The lines to print start at the one containing "Write a Python script that recreates this chart with seaborn" and end at the one containing "import seaborn as sns"; print them exactly, ends included, and only them.

▸ **Supplied material**
=====

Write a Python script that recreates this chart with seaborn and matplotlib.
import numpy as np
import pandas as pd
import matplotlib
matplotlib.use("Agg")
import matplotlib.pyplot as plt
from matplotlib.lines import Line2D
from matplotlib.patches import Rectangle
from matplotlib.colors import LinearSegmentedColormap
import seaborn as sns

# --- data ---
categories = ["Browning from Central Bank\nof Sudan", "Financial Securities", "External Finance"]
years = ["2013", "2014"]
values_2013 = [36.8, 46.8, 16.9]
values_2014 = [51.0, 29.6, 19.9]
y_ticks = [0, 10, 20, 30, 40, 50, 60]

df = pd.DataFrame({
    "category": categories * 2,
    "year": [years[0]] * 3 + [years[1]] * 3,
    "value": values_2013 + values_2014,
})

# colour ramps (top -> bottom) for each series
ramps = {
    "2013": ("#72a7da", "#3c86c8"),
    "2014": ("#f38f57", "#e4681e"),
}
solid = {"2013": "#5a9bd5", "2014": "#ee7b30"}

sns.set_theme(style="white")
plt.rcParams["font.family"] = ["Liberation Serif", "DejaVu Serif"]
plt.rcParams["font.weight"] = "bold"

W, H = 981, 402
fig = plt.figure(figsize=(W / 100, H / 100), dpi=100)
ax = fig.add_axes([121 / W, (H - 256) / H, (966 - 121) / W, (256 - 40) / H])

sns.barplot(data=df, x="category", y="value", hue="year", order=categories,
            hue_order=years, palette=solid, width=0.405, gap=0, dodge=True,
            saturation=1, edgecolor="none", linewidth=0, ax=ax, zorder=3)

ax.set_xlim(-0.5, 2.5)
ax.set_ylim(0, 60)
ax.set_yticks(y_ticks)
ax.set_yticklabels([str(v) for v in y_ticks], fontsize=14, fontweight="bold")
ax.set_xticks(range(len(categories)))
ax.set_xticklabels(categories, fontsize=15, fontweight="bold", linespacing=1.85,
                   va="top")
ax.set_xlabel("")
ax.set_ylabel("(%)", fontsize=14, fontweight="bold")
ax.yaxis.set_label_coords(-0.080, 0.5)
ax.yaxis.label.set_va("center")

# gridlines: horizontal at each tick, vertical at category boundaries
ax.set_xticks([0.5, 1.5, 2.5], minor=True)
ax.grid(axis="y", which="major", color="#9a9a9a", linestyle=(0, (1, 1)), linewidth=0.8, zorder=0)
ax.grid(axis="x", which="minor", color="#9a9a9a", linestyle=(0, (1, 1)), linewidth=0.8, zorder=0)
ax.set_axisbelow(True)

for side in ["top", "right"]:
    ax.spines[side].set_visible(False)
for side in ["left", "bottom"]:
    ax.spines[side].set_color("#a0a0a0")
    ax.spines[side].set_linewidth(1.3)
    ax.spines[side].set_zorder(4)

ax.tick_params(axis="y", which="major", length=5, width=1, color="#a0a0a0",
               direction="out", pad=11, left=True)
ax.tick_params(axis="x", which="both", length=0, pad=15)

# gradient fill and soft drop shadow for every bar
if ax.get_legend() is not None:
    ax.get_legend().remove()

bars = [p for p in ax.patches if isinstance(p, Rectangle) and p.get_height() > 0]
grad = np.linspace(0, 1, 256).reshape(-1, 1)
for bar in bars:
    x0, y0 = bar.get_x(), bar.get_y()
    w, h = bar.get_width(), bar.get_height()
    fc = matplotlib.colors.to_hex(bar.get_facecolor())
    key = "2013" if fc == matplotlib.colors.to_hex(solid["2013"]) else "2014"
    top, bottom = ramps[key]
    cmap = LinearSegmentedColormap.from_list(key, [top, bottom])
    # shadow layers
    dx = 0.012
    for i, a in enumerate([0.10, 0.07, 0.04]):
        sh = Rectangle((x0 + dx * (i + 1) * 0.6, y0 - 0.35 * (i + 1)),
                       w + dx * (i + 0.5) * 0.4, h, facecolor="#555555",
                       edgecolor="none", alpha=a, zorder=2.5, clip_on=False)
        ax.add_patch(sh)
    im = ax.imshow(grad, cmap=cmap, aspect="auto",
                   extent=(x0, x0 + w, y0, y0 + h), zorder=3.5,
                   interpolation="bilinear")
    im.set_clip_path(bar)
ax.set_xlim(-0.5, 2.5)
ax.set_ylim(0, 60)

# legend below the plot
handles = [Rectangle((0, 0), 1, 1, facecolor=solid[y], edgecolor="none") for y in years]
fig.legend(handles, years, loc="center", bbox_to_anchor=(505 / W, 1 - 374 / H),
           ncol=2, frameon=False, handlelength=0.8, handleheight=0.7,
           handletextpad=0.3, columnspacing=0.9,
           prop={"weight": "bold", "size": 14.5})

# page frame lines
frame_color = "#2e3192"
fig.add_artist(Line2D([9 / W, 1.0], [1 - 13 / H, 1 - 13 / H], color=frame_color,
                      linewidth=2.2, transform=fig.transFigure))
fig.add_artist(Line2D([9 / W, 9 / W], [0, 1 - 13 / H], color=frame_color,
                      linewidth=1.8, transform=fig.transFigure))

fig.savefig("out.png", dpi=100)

=====

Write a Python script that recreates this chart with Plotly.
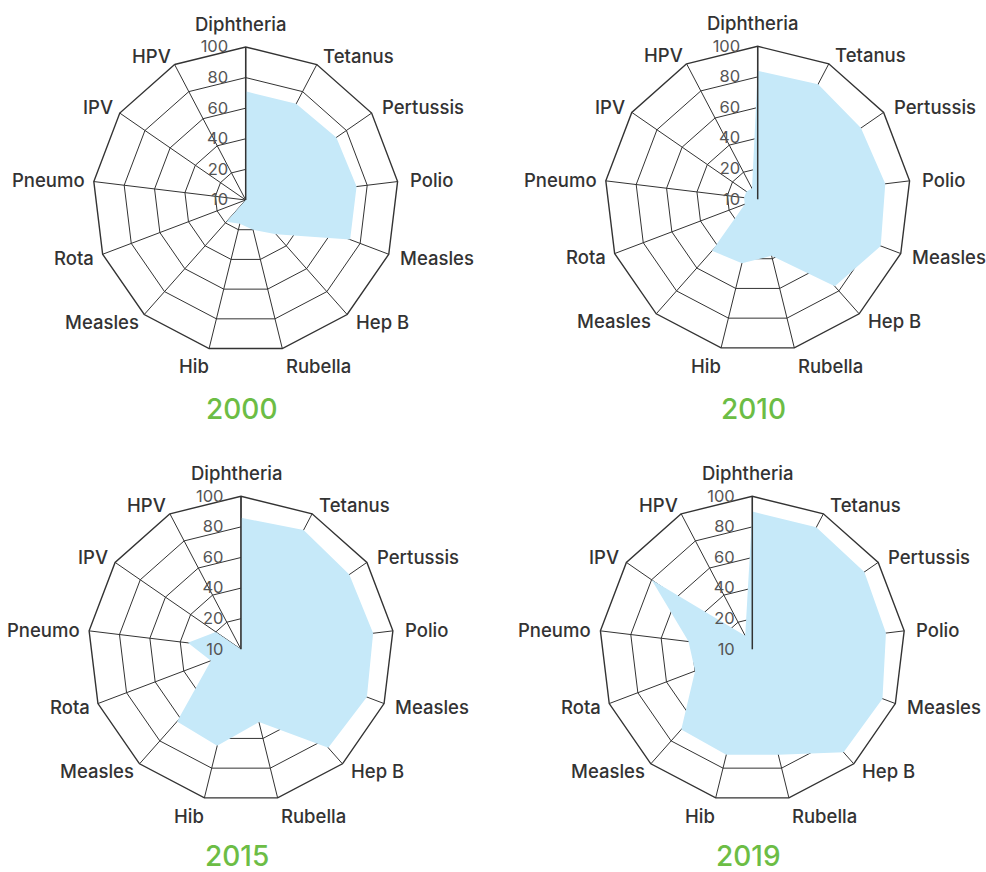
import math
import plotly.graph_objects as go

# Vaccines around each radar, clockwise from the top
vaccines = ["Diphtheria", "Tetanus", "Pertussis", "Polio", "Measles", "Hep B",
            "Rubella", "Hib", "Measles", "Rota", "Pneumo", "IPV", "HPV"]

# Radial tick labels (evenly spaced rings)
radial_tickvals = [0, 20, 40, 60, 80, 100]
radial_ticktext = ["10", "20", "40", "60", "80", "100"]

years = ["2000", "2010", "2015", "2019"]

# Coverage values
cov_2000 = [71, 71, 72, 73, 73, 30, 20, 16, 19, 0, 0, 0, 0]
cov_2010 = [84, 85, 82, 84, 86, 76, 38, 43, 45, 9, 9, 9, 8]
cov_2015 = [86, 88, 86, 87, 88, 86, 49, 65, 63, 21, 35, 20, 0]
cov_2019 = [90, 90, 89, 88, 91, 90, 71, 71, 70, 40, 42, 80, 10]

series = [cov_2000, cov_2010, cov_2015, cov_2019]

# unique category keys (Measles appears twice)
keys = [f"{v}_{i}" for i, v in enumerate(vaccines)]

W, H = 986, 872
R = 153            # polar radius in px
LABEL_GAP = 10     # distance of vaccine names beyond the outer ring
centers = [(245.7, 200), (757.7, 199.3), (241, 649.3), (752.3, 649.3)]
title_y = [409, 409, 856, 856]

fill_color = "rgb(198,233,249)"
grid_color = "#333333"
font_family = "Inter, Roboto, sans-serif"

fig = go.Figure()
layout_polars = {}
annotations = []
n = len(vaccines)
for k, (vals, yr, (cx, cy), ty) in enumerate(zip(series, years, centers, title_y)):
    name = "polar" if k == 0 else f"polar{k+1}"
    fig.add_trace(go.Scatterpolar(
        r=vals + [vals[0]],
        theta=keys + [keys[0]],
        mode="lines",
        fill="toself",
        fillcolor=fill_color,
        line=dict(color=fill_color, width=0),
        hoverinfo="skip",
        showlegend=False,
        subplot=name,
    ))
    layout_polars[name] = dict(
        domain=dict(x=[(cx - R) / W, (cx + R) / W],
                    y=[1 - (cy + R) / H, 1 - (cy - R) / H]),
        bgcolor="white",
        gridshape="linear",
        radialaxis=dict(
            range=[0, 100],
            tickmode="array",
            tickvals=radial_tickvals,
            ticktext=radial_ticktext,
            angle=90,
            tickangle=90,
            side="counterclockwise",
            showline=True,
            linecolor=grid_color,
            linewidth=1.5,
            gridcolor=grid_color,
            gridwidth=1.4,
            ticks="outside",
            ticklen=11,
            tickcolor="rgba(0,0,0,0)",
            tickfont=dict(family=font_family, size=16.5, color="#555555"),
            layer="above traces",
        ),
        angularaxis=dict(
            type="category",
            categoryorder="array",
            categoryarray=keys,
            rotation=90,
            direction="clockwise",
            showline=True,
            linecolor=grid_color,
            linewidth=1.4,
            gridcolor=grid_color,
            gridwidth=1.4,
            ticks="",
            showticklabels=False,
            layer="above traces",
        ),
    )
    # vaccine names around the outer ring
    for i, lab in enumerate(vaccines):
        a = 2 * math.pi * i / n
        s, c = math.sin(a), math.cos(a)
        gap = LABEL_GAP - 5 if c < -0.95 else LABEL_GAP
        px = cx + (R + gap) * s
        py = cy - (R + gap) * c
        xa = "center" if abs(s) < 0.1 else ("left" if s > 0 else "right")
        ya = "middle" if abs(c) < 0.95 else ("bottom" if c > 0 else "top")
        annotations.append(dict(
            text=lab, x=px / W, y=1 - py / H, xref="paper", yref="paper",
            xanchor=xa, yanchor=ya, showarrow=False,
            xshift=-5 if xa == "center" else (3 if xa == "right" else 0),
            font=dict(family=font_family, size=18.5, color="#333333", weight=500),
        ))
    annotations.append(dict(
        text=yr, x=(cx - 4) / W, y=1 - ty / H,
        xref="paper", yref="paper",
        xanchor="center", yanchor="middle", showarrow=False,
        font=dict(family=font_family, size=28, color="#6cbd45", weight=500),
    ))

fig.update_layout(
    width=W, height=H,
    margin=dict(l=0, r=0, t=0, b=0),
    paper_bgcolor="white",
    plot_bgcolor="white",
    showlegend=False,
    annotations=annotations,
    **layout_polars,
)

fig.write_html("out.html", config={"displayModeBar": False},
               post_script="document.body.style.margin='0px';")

=====

▸ **Solution below**
Write a Python script that recreates this chart with seaborn and matplotlib.
import numpy as np
import pandas as pd
import matplotlib
matplotlib.use("Agg")
import matplotlib.pyplot as plt
from matplotlib.lines import Line2D
from matplotlib.patches import Rectangle
from matplotlib.colors import LinearSegmentedColormap
import seaborn as sns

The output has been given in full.